▸ **What the task requires**
Reproduce the material below line by line, beginning with its first line and ending with the line that contains "import * as"; leave out pictures.

***

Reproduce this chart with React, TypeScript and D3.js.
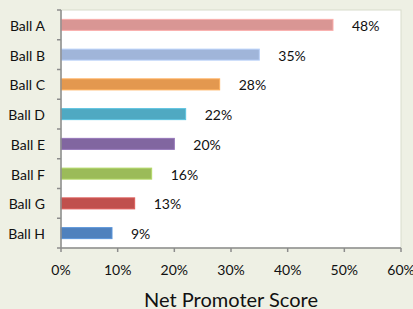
// @ts-nocheck
import { useEffect, useRef } from "react";
import * as d3 from "d3";

const balls = ["Ball A", "Ball B", "Ball C", "Ball D", "Ball E", "Ball F", "Ball G", "Ball H"];
const scores = [48, 35, 28, 22, 20, 16, 13, 9];
const colors = ["#d99694", "#a0b5d9", "#e3984f", "#4fa9c2", "#8166a0", "#9bbb59", "#c0504d", "#4f81bd"];
const xTicks = [0, 10, 20, 30, 40, 50, 60];

const App = () => {
  const ref = useRef<SVGSVGElement>(null);

  useEffect(() => {
    if (!ref.current) return;
    const width = 413;
    const height = 309;
    const margin = { top: 10, right: 12, bottom: 61, left: 61 };
    const font = "Lato, 'Open Sans', sans-serif";

    const svg = d3.select(ref.current);
    svg.selectAll("*").remove();

    svg.append("rect").attr("width", width).attr("height", height).attr("fill", "#eef0e4");

    const x = d3.scaleLinear().domain([0, 60]).range([margin.left, width - margin.right]);
    const y = d3
      .scaleBand()
      .domain(balls)
      .range([margin.top, height - margin.bottom])
      .paddingInner(0.63)
      .paddingOuter(0.315);

    // plot area
    svg
      .append("rect")
      .attr("x", margin.left)
      .attr("y", margin.top)
      .attr("width", x(60) - margin.left)
      .attr("height", height - margin.bottom - margin.top)
      .attr("fill", "#ffffff")
      .attr("stroke", "#d8dccb")
      .attr("stroke-width", 1);

    // bars
    svg
      .append("g")
      .selectAll("rect")
      .data(balls)
      .join("rect")
      .attr("x", x(0))
      .attr("y", (d) => y(d))
      .attr("width", (d, i) => x(scores[i]) - x(0))
      .attr("height", y.bandwidth())
      .attr("fill", (d, i) => colors[i])
      .attr("stroke", (d, i) => d3.color(colors[i]).brighter(0.4))
      .attr("stroke-width", 1);

    // value labels
    svg
      .append("g")
      .selectAll("text")
      .data(balls)
      .join("text")
      .attr("x", (d, i) => x(scores[i]) + 19)
      .attr("y", (d) => y(d) + y.bandwidth() / 2 + 1)
      .attr("dy", "0.35em")
      .attr("font-family", font)
      .attr("font-size", 14)
      .attr("fill", "#111")
      .text((d, i) => scores[i] + "%");

    const axisColor = "#8c8c8c";
    const step = y.step();
    const yTop = margin.top;
    const yBottom = height - margin.bottom;

    // y axis
    const yAxis = svg.append("g");
    yAxis
      .append("line")
      .attr("x1", margin.left)
      .attr("x2", margin.left)
      .attr("y1", yTop)
      .attr("y2", yBottom)
      .attr("stroke", axisColor)
      .attr("stroke-width", 1.5);
    yAxis
      .selectAll("line.tick")
      .data(d3.range(balls.length + 1))
      .join("line")
      .attr("class", "tick")
      .attr("x1", margin.left - 4)
      .attr("x2", margin.left)
      .attr("y1", (i) => yTop + i * step)
      .attr("y2", (i) => yTop + i * step)
      .attr("stroke", axisColor)
      .attr("stroke-width", 1.5);
    yAxis
      .selectAll("text")
      .data(balls)
      .join("text")
      .attr("x", margin.left - 16)
      .attr("y", (d) => y(d) + y.bandwidth() / 2 + 1)
      .attr("dy", "0.35em")
      .attr("text-anchor", "end")
      .attr("font-family", font)
      .attr("font-size", 14)
      .attr("fill", "#111")
      .text((d) => d);

    // x axis
    const xAxis = svg.append("g");
    xAxis
      .append("line")
      .attr("x1", x(0))
      .attr("x2", x(60))
      .attr("y1", yBottom)
      .attr("y2", yBottom)
      .attr("stroke", axisColor)
      .attr("stroke-width", 1.5);
    xAxis
      .selectAll("line.tick")
      .data(xTicks)
      .join("line")
      .attr("class", "tick")
      .attr("x1", (d) => x(d))
      .attr("x2", (d) => x(d))
      .attr("y1", yBottom)
      .attr("y2", yBottom + 4)
      .attr("stroke", axisColor)
      .attr("stroke-width", 1.5);
    xAxis
      .selectAll("text")
      .data(xTicks)
      .join("text")
      .attr("x", (d) => x(d))
      .attr("y", yBottom + 22)
      .attr("dy", "0.35em")
      .attr("text-anchor", "middle")
      .attr("font-family", font)
      .attr("font-size", 14)
      .attr("fill", "#111")
      .text((d) => d + "%");

    svg
      .append("text")
      .attr("x", (x(0) + x(60)) / 2)
      .attr("y", 300)
      .attr("dy", "0.35em")
      .attr("text-anchor", "middle")
      .attr("font-family", font)
      .attr("font-size", 20)
      .attr("fill", "#111")
      .text("Net Promoter Score");
  }, []);

  return (
    <svg
      ref={ref}
      width={413}
      height={309}
      style={{ position: "fixed", left: 0, top: 0, display: "block" }}
    />
  );
};

export default App;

***

▸ **Written response**
Reproduce this chart with React, TypeScript and D3.js.
// @ts-nocheck
import { useEffect, useRef } from "react";
import * as d3 from "d3";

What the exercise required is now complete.